Levi: Another thing I like about this novel is the pacing. It moves pretty quickly — from friendship to enemy-hood, from New York to Paris to Mexico, from love to hate and back again. As a writer, did you have to work hard to make this fast paced narrative scan?
Marcy: Thanks. The pacing came naturally. I’ve talked to several writers who say that they hate plot. I don’t understand that. Hating plot. I don’t know how to write the next scene unless the next thing happens. For my next scene, I jump to the next place. That’s the only way I know how to write.
I remember worrying about getting Caitlin’s voice right, but maybe an even bigger fear was taking Marie to places I have never been. I spent one weekend in Paris, once, more than ten years ago. I have never been to Mexico, but I did spend a year in the Dominican Republic, and I used that experience to describe some of Marie’s discomfort in Mexico, like the long drive in a crowded publico.
Levi: Finally: what impact do you want this very funny and unusual story to have on readers? That is, why did you choose to write this particular story?

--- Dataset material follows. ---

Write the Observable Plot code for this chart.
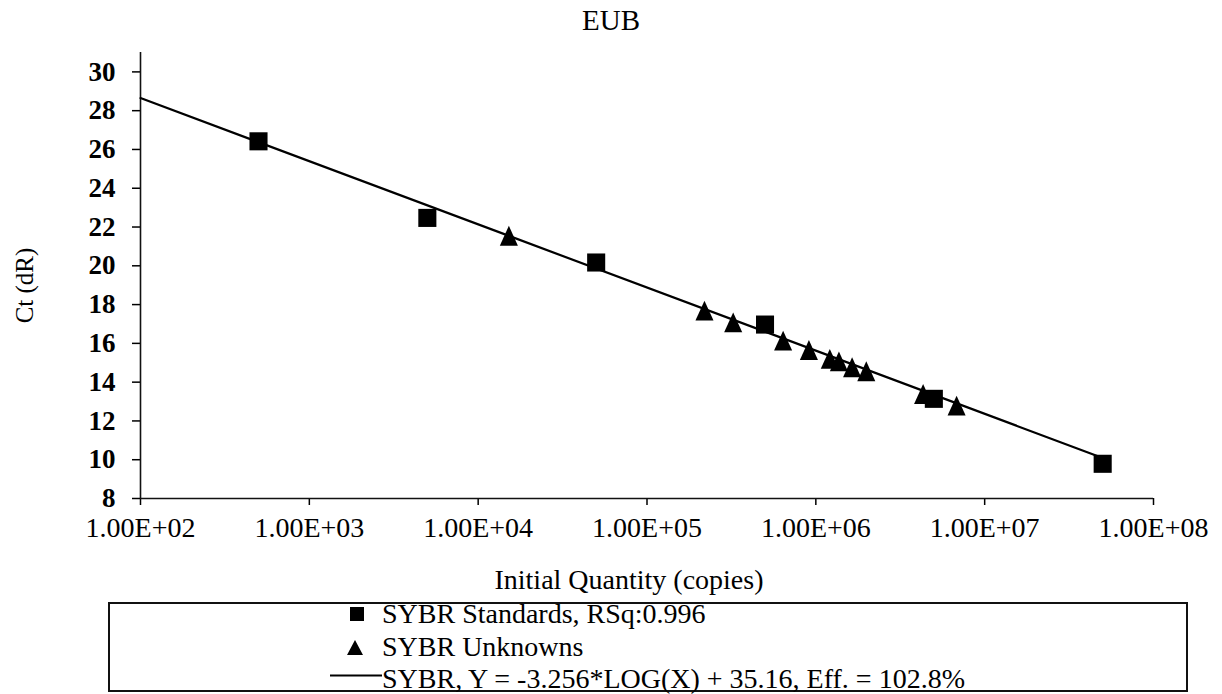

Marcy: I am in love with the impact Bad Marie seems to have on you, actually. That you asked me about the relativity of good and evil; that you feel sympathy for Marie despite or maybe because of everything she does. This feels like the perfect reaction. It pleases me. Because I’m not sure why I wrote it. I started Bad Marie not long after the publication of Twins and somewhere in the writing of it, I got stuck, abandoned the book. Two years later, I came back to the story and I knew what I had to do. I knew I had to go to Paris. I knew the perfect ending, what would happen to Marie. It was not a story I wanted to let go.